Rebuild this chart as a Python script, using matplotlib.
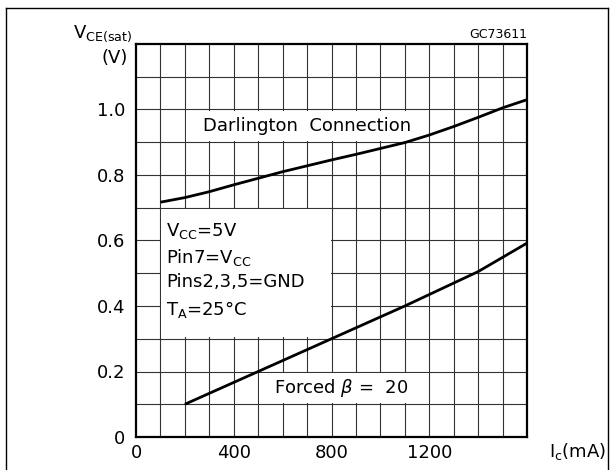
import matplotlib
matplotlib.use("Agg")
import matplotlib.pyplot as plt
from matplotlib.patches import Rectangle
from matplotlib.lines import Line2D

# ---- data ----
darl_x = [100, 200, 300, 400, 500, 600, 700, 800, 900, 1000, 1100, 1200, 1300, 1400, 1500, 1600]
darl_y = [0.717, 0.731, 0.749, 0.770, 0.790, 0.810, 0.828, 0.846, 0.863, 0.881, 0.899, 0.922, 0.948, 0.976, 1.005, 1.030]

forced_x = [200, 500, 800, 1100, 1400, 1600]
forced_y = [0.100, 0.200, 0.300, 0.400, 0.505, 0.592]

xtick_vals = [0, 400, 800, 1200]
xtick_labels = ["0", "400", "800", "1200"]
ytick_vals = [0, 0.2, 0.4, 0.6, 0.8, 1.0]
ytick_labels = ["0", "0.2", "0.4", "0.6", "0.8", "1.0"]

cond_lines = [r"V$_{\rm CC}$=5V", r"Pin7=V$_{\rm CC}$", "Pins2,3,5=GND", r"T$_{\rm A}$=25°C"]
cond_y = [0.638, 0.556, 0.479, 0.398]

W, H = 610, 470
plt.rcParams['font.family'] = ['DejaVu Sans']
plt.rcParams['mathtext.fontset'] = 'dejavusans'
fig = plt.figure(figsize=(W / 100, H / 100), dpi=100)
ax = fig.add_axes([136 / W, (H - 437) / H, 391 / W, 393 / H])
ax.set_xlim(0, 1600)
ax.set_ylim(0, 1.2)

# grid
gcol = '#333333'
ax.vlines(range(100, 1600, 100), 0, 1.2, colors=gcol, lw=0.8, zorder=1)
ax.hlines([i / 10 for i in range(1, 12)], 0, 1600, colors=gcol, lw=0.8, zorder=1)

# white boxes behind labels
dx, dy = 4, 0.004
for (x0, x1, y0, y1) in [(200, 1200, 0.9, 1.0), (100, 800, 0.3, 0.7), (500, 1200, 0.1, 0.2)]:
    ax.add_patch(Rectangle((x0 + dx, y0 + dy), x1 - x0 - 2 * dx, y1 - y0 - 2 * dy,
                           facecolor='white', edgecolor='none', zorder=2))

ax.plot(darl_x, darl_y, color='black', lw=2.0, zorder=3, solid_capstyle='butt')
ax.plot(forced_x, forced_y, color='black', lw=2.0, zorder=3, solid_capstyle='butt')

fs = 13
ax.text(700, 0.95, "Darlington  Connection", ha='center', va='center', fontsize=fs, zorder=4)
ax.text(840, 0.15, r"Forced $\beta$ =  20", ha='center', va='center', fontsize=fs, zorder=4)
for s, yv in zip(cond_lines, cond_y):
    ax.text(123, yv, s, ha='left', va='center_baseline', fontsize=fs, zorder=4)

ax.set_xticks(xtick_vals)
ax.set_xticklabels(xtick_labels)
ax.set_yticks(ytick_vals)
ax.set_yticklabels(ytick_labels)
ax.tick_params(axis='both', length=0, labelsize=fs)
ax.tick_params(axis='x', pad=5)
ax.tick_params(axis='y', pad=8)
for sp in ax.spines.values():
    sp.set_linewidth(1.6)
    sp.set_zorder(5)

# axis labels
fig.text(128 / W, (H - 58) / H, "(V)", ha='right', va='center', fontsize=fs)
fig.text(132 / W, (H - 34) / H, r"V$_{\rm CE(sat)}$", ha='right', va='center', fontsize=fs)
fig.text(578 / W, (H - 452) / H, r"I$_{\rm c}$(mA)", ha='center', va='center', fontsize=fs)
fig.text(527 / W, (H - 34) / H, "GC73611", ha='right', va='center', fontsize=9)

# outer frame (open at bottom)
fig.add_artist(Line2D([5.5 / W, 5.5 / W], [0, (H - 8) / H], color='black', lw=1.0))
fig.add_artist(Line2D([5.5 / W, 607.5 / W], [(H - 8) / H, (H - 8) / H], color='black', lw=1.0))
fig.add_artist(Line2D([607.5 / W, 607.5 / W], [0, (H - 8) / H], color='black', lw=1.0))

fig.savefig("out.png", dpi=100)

---

Skipping the pictures, transcribe each line above exactly as it appears.

▸ **SOLUTION TO THE PROBLEM**
Rebuild this chart as a Python script, using matplotlib.
import matplotlib
matplotlib.use("Agg")
import matplotlib.pyplot as plt
from matplotlib.patches import Rectangle
from matplotlib.lines import Line2D

# ---- data ----
darl_x = [100, 200, 300, 400, 500, 600, 700, 800, 900, 1000, 1100, 1200, 1300, 1400, 1500, 1600]
darl_y = [0.717, 0.731, 0.749, 0.770, 0.790, 0.810, 0.828, 0.846, 0.863, 0.881, 0.899, 0.922, 0.948, 0.976, 1.005, 1.030]

forced_x = [200, 500, 800, 1100, 1400, 1600]
forced_y = [0.100, 0.200, 0.300, 0.400, 0.505, 0.592]

xtick_vals = [0, 400, 800, 1200]
xtick_labels = ["0", "400", "800", "1200"]
ytick_vals = [0, 0.2, 0.4, 0.6, 0.8, 1.0]
ytick_labels = ["0", "0.2", "0.4", "0.6", "0.8", "1.0"]

cond_lines = [r"V$_{\rm CC}$=5V", r"Pin7=V$_{\rm CC}$", "Pins2,3,5=GND", r"T$_{\rm A}$=25°C"]
cond_y = [0.638, 0.556, 0.479, 0.398]

W, H = 610, 470
plt.rcParams['font.family'] = ['DejaVu Sans']
plt.rcParams['mathtext.fontset'] = 'dejavusans'
fig = plt.figure(figsize=(W / 100, H / 100), dpi=100)
ax = fig.add_axes([136 / W, (H - 437) / H, 391 / W, 393 / H])
ax.set_xlim(0, 1600)
ax.set_ylim(0, 1.2)

# grid
gcol = '#333333'
ax.vlines(range(100, 1600, 100), 0, 1.2, colors=gcol, lw=0.8, zorder=1)
ax.hlines([i / 10 for i in range(1, 12)], 0, 1600, colors=gcol, lw=0.8, zorder=1)

# white boxes behind labels
dx, dy = 4, 0.004
for (x0, x1, y0, y1) in [(200, 1200, 0.9, 1.0), (100, 800, 0.3, 0.7), (500, 1200, 0.1, 0.2)]:
    ax.add_patch(Rectangle((x0 + dx, y0 + dy), x1 - x0 - 2 * dx, y1 - y0 - 2 * dy,
                           facecolor='white', edgecolor='none', zorder=2))

ax.plot(darl_x, darl_y, color='black', lw=2.0, zorder=3, solid_capstyle='butt')
ax.plot(forced_x, forced_y, color='black', lw=2.0, zorder=3, solid_capstyle='butt')

fs = 13
ax.text(700, 0.95, "Darlington  Connection", ha='center', va='center', fontsize=fs, zorder=4)
ax.text(840, 0.15, r"Forced $\beta$ =  20", ha='center', va='center', fontsize=fs, zorder=4)
for s, yv in zip(cond_lines, cond_y):
    ax.text(123, yv, s, ha='left', va='center_baseline', fontsize=fs, zorder=4)

ax.set_xticks(xtick_vals)
ax.set_xticklabels(xtick_labels)
ax.set_yticks(ytick_vals)
ax.set_yticklabels(ytick_labels)
ax.tick_params(axis='both', length=0, labelsize=fs)
ax.tick_params(axis='x', pad=5)
ax.tick_params(axis='y', pad=8)
for sp in ax.spines.values():
    sp.set_linewidth(1.6)
    sp.set_zorder(5)

# axis labels
fig.text(128 / W, (H - 58) / H, "(V)", ha='right', va='center', fontsize=fs)
fig.text(132 / W, (H - 34) / H, r"V$_{\rm CE(sat)}$", ha='right', va='center', fontsize=fs)
fig.text(578 / W, (H - 452) / H, r"I$_{\rm c}$(mA)", ha='center', va='center', fontsize=fs)
fig.text(527 / W, (H - 34) / H, "GC73611", ha='right', va='center', fontsize=9)

# outer frame (open at bottom)
fig.add_artist(Line2D([5.5 / W, 5.5 / W], [0, (H - 8) / H], color='black', lw=1.0))
fig.add_artist(Line2D([5.5 / W, 607.5 / W], [(H - 8) / H, (H - 8) / H], color='black', lw=1.0))
fig.add_artist(Line2D([607.5 / W, 607.5 / W], [0, (H - 8) / H], color='black', lw=1.0))

fig.savefig("out.png", dpi=100)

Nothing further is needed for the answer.